Word for word, restate the lines from the start of the data below through the line containing "0.00063, 0.00063, 0.000626];".
[START DATA SECTION]
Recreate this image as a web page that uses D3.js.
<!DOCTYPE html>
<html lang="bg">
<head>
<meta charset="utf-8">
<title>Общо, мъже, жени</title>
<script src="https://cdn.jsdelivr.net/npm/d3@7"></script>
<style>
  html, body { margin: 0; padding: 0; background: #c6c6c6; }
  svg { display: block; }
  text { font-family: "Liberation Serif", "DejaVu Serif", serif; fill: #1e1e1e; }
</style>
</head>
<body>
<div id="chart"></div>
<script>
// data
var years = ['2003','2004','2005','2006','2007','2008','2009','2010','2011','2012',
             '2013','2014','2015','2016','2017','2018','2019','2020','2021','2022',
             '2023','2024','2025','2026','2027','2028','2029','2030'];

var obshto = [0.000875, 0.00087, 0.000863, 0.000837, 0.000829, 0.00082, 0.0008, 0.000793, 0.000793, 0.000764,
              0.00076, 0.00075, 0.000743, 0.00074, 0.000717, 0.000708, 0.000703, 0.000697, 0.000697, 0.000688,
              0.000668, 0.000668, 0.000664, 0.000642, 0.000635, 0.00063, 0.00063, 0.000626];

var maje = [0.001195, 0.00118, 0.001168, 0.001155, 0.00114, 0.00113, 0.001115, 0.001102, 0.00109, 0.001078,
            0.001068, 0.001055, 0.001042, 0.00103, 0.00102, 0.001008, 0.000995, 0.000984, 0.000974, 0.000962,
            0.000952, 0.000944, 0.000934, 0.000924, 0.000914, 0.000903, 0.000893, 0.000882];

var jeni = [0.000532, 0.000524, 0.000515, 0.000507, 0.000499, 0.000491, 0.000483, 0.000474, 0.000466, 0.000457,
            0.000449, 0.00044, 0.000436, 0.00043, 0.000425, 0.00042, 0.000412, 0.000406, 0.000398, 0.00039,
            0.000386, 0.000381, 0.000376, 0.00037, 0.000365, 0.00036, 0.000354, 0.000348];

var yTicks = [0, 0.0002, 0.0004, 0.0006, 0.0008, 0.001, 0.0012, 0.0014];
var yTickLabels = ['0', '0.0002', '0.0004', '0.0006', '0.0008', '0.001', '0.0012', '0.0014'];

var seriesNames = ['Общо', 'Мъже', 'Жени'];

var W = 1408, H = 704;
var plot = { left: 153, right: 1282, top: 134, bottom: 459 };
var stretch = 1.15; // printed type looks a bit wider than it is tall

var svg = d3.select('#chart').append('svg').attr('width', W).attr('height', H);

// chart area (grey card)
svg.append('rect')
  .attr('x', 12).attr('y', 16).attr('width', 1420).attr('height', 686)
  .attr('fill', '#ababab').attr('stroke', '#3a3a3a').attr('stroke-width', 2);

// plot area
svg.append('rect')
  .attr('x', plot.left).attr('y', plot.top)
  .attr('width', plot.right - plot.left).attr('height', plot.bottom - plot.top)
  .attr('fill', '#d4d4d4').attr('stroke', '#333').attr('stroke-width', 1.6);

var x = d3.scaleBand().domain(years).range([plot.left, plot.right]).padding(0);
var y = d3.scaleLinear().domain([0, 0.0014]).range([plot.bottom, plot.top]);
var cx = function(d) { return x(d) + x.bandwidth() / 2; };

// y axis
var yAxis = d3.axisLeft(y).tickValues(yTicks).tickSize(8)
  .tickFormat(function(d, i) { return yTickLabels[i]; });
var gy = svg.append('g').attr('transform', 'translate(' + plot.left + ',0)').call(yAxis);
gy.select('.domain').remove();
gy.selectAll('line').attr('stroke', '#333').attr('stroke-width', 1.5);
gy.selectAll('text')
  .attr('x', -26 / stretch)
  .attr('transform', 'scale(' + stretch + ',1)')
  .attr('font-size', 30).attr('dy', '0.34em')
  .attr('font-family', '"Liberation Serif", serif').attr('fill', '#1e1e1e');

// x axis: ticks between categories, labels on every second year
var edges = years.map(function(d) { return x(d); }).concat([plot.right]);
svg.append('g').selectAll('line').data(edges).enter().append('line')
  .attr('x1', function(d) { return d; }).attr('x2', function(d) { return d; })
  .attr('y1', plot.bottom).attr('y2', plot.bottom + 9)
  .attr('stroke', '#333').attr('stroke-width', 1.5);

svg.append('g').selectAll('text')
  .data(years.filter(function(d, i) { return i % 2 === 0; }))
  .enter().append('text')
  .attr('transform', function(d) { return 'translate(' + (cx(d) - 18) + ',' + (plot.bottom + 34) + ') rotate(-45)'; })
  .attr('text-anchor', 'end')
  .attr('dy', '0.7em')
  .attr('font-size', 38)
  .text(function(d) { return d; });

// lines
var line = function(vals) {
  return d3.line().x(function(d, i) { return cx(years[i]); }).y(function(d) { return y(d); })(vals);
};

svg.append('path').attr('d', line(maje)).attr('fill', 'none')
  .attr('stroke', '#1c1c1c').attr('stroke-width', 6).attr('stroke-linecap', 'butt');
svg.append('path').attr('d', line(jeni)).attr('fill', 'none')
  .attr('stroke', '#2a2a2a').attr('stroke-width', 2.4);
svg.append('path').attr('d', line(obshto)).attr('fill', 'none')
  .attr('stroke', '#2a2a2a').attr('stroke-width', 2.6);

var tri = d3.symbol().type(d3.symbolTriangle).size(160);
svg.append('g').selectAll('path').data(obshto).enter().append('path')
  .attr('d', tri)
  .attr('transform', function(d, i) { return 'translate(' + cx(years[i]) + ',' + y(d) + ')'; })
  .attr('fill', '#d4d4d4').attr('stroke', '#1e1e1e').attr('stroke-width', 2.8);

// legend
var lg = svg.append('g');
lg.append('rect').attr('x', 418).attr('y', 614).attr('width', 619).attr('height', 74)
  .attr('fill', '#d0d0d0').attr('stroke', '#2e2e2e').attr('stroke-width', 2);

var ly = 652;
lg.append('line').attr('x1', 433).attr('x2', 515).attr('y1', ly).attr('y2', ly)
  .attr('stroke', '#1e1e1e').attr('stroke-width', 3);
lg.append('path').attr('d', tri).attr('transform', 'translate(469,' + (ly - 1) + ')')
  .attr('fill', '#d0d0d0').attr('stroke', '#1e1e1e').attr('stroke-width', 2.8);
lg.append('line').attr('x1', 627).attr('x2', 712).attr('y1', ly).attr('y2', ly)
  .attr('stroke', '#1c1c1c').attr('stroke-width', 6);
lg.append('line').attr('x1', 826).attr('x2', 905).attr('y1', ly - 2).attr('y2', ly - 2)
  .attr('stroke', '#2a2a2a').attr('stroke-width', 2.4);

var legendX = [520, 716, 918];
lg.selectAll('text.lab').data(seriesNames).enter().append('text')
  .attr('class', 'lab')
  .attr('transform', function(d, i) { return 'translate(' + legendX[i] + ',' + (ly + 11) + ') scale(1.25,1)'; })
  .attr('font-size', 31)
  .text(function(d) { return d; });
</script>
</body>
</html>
[END DATA SECTION]
EXPECTED ANSWER:
Recreate this image as a web page that uses D3.js.
<!DOCTYPE html>
<html lang="bg">
<head>
<meta charset="utf-8">
<title>Общо, мъже, жени</title>
<script src="https://cdn.jsdelivr.net/npm/d3@7"></script>
<style>
  html, body { margin: 0; padding: 0; background: #c6c6c6; }
  svg { display: block; }
  text { font-family: "Liberation Serif", "DejaVu Serif", serif; fill: #1e1e1e; }
</style>
</head>
<body>
<div id="chart"></div>
<script>
// data
var years = ['2003','2004','2005','2006','2007','2008','2009','2010','2011','2012',
             '2013','2014','2015','2016','2017','2018','2019','2020','2021','2022',
             '2023','2024','2025','2026','2027','2028','2029','2030'];

var obshto = [0.000875, 0.00087, 0.000863, 0.000837, 0.000829, 0.00082, 0.0008, 0.000793, 0.000793, 0.000764,
              0.00076, 0.00075, 0.000743, 0.00074, 0.000717, 0.000708, 0.000703, 0.000697, 0.000697, 0.000688,
              0.000668, 0.000668, 0.000664, 0.000642, 0.000635, 0.00063, 0.00063, 0.000626];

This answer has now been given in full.